Benefits of customer research in marketing
Customer research comes along with several benefits, many of them absolutely crucial to your digital marketing or any other type of marketing effort. This is especially true for a new business, product, or service.
- Identifying target audience. You will come to know precisely who your brand should target as customer research will help you learn the demographics, interests, pain points, and behaviors of those people who your brand can benefit most.
- Understanding customer behavior. You will learn the habits and patterns of your ideal customer. What they do, where they hang out online, and what kind of activity they engage in.
- Creating relevant content. Knowing more about your customer will allow you to create marketing materials and content that speaks directly to them.
- Improving customer experience. Customer research allows for greater personalization, which increases the customer experience.
- Increasing conversion rates. Of course, all the benefits of target market research create more qualified leads and better conversions.
Every benefit of customer research creates and builds another benefit of customer research. You may not even know who your customers might be at the start, which is what makes this type of research an excellent place to start.
No matter the size of the business, initiative, or group, there are always benefits associated with customer research and continuing target market research.
Why is quantitative research key to building a business strategy?
Customer research forms a cornerstone of all business, marketing, and sales strategies. If you don’t know who to target, then your campaigns won’t work as intended, or won’t work at all.
Each of the previously mentioned benefits of customer research point to exactly why you should look at this research as key to building a business strategy.
Helps businesses understand customer needs
What does your ideal customer need? And, can your brand provide them with that need? These important questions can help you form the blueprint of your entire business or brand strategy. Understanding the needs of your ideal customer will help you deliver to them precisely what they’re looking for.
Knowing customer needs will also help you craft highly effective campaigns that do far more for your brand or business in both the short and long term.
Delivers insights for improving products and services
As you form your business strategy around the insights gained through your own market research, you can improve your products and services to cater to your ideal customer. This also applies to new products or services as well.
For example, you may find you have an underperforming content marketing strategy. Your customer research insights might inform you that the reason the strategy underperforms is that you’re using generic content, or it’s not speaking to anyone specifically.

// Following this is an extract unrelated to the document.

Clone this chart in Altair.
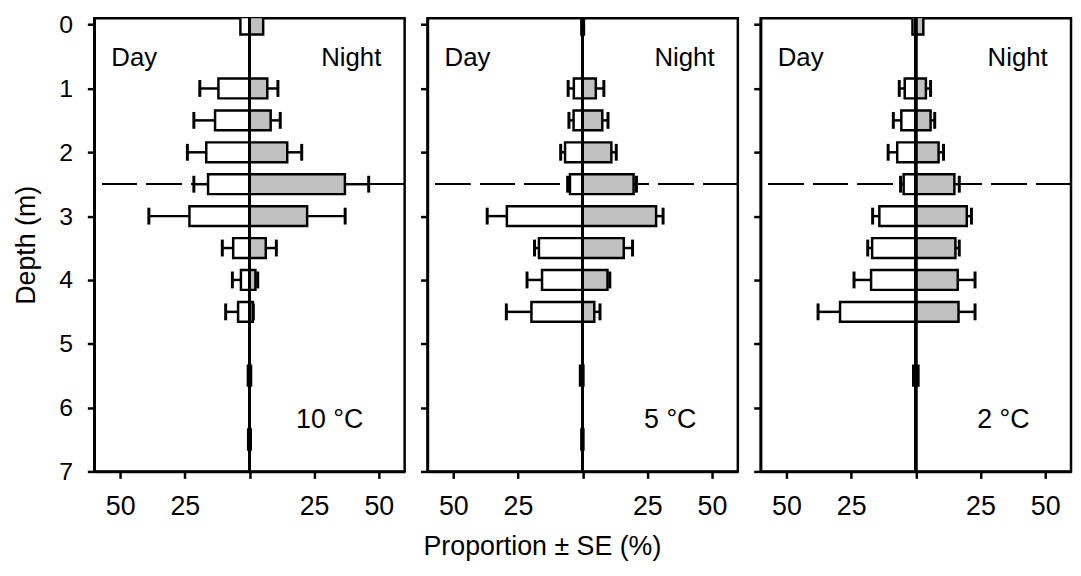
import altair as alt
import pandas as pd

depths = [0, 1, 1.5, 2, 2.5, 3, 3.5, 4, 4.5, 5.5, 6.5]
temps = ["10 °C", "5 °C", "2 °C"]

day_10 = [3.5, 12.0, 13.3, 16.7, 16.0, 23.2, 6.3, 3.3, 4.4, 0.6, 0.5]
day_10_se = [0, 7.2, 8.2, 7.3, 5.5, 15.7, 4.2, 3.3, 4.8, 0, 0]
night_10 = [5.3, 6.9, 8.2, 14.6, 36.9, 22.3, 6.3, 2.3, 1.3, 0.6, 0.5]
night_10_se = [0, 4.1, 3.7, 5.6, 9.2, 14.7, 4.1, 0.9, 0.2, 0, 0]

day_5 = [0.5, 3.4, 3.5, 6.8, 4.9, 29.3, 16.9, 15.7, 19.8, 1.0, 0.5]
day_5_se = [0, 2.2, 1.8, 1.7, 0.9, 7.6, 1.7, 5.8, 9.7, 0, 0]
night_5 = [0.5, 5.1, 7.6, 11.1, 19.7, 28.4, 15.9, 9.6, 4.5, 0.3, 0.3]
night_5_se = [0, 3.1, 2.2, 1.9, 1.1, 2.7, 3.4, 0.9, 2.2, 0, 0]

day_2 = [1.3, 4.3, 5.6, 7.2, 4.7, 14.1, 16.9, 17.3, 29.3, 1.0, 0]
day_2_se = [0, 2.1, 3.1, 3.5, 1.2, 2.6, 1.7, 6.6, 8.5, 0, 0]
night_2 = [2.9, 3.9, 5.7, 8.8, 14.9, 19.7, 15.3, 16.2, 16.5, 1.0, 0]
night_2_se = [0, 1.8, 1.6, 1.9, 1.9, 1.8, 1.5, 6.7, 6.4, 0, 0]

series = {
    "10 °C": (day_10, day_10_se, night_10, night_10_se),
    "5 °C": (day_5, day_5_se, night_5, night_5_se),
    "2 °C": (day_2, day_2_se, night_2, night_2_se),
}

FONT = "Liberation Sans"
W, H = 313, 457


def panel_df(temp):
    d, dse, n, nse = series[temp]
    rows = []
    for i, dep in enumerate(depths):
        if d[i] > 0:
            rows.append(dict(depth=dep, side="Day", x=-d[i], x0=0, xe=-(d[i] + dse[i]), se=dse[i]))
        if n[i] > 0:
            rows.append(dict(depth=dep, side="Night", x=n[i], x0=0, xe=n[i] + nse[i], se=nse[i]))
    return pd.DataFrame(rows)


def panel(temp, first):
    df = panel_df(temp)
    errdf = df[df["se"] > 0]
    xscale = alt.Scale(domain=[-60, 60], nice=False, zero=False, padding=0)
    yscale = alt.Scale(domain=[-0.1, 7], reverse=True, nice=False, zero=False, padding=0)
    xaxis = alt.Axis(values=[-50, -25, 0, 25, 50],
                     labelExpr="datum.value == 0 ? '' : '' + abs(datum.value)",
                     title=None, grid=False, tickSize=7, labelPadding=15,
                     labelFontSize=27)
    if first:
        yaxis = alt.Axis(values=list(range(8)), title="Depth (m)", grid=False,
                         tickSize=7, labelPadding=15, titlePadding=18,
                         labelFontSize=25)
    else:
        yaxis = alt.Axis(values=list(range(8)), title=None, labels=False,
                         grid=False, tickSize=7)

    base = alt.Chart(df)
    dash = alt.Chart(df).mark_rule(color="black", strokeWidth=1.5, strokeDash=[35, 10]).encode(
        y=alt.datum(2.5, scale=yscale, axis=yaxis)
    )
    err = alt.Chart(errdf).mark_rule(color="black", strokeWidth=2.5).encode(
        x=alt.X("x:Q", scale=xscale, axis=xaxis), x2="xe:Q",
        y=alt.Y("depth:Q", scale=yscale, axis=yaxis)
    )
    caps = alt.Chart(errdf).mark_tick(color="black", orient="vertical", size=17,
                                      thickness=3, opacity=1).encode(
        x=alt.X("xe:Q", scale=xscale, axis=xaxis),
        y=alt.Y("depth:Q", scale=yscale, axis=yaxis)
    )
    bars = base.mark_bar(stroke="black", strokeWidth=2.5, size=20, clip=True).encode(
        x=alt.X("x:Q", scale=xscale, axis=xaxis), x2="x0:Q",
        y=alt.Y("depth:Q", scale=yscale, axis=yaxis),
        fill=alt.Fill("side:N", scale=alt.Scale(domain=["Day", "Night"],
                                                range=["white", "#c0c0c0"]), legend=None),
    )
    center = alt.Chart(df).mark_rule(color="black", strokeWidth=2.5).encode(
        x=alt.datum(0, scale=xscale, axis=xaxis)
    )
    txt = pd.DataFrame({
        "label": ["Day", "Night", temp],
        "x": [-53.4, 51, 44],
        "y": [0.53, 0.53, 6.2],
        "size": [26, 26, 27],
        "align": ["left", "right", "right"],
    })
    tl = alt.Chart(txt[txt["align"] == "left"]).mark_text(
        align="left", baseline="middle", fontSize=26, font=FONT, color="black").encode(
        x=alt.X("x:Q", scale=xscale, axis=xaxis), y=alt.Y("y:Q", scale=yscale, axis=yaxis),
        text="label:N")
    tr = alt.Chart(txt[txt["align"] == "right"]).mark_text(
        align="right", baseline="middle", font=FONT, color="black").encode(
        x=alt.X("x:Q", scale=xscale, axis=xaxis), y=alt.Y("y:Q", scale=yscale, axis=yaxis),
        text="label:N", size=alt.Size("size:Q", scale=None, legend=None))
    return alt.layer(dash, err, bars, center, caps, tl, tr).properties(width=W, height=H)


chart = alt.hconcat(
    panel("10 °C", True), panel("5 °C", False), panel("2 °C", False), spacing=11
).properties(
    title=alt.TitleParams("Proportion ± SE (%)", orient="bottom", anchor="middle",
                          fontSize=27, font=FONT, fontWeight="normal", color="black",
                          offset=14),
    padding={"left": 3, "top": 1, "right": 0, "bottom": 0},
).configure_view(
    stroke="black", strokeWidth=2.5
).configure_axis(
    domainColor="black", domainWidth=2.5, tickColor="black", tickWidth=2.5,
    labelColor="black", labelFont=FONT,
    titleColor="black", titleFont=FONT, titleFontSize=27, titleFontWeight="normal",
)

chart.save("out.html", embed_options={"renderer": "svg", "actions": False})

Now that you know who your customers are, what they want, and how they consume content, you transform that underperforming content into content that actively engages and converts the potential leads your business needs the most.
Business strategy forms based on a series of decisions. If your decisions aren’t backed by data and analysis, then it might not work quite as well as you would like. Primary research insights can help to inform business decisions at every level.
Yes, you can use customer research data to create excellent marketing funnels, but you can also use that data to create full business plans, goals, and growth strategies for the entirety of your organization. This is the type of thing that large corporations do routinely.
A small business or even a single person with a marketable skill can use primary market research data to figure out in which direction they should point the overall efforts of their business.
Increases customer satisfaction and loyalty
People love to feel catered to. Consumer research helps you to facilitate that feeling in people by providing them with solutions to problems and giving them content that speaks directly to them. This process will give your brand satisfied and loyal customers.
Keep in mind that customer satisfaction and loyalty also lead to:
- Repeat business and increased lifetime value
- Cheerleading and positive word of mouth
- Increased reputation
Loyal customers become repeat customers, as they tend to return to brands they trust when it’s time to purchase again. They may stick around for a long time, which can lead to more customers with higher customer lifetime values (CLV).
That satisfaction and loyalty will also prompt customers, especially modern-day customers, to write reviews, cheerlead, and spread the good word about your brand or its offerings. Word-of-mouth is actually a viable form of marketing, a powerful one, and one you can passively receive benefits from.
Provides a competitive advantage
Customer research that informs business decisions will help you stay ahead of your competition. You can use consumer research to find more potential leads, but you can also use it to find new opportunities.
For example, your data may point to gaps in the market or underserved segments of people. While your competitors focus on what’s right in front of them, you can start making efforts to capture segments that can often go overlooked. Compare your potential results from these ventures against your competitors and you might see how you can outdistance them in one or more ways.
Enables businesses to establish long-term relationships with customers
As a brand or business, you want customers who will stay with you for the long term. Customer retention starts with a brand understanding their customer. Under most circumstances, people will not stick with a brand they feel doesn’t get them. Identifying needs and offering solutions to problems isn’t something that stays static.
Customer research will help you stay in step with your audience and they, in turn, will stay loyal to your brand. You can only achieve that kind of synergistic relationship through ongoing consumer research.
How to conduct target market research
You can perform customer market research in many ways. At a basic level, practically any effort you take that leads to greater customer insight counts as quantitative research. However, you’ll want to use methods that offer you more quantifiable data that you can use to make actionable decisions.
1. Define the research objectives and target audience
Start with a clear objective and define a target audience. Make a statement that defines why you’re conducting this customer research. What do you hope to accomplish with your research?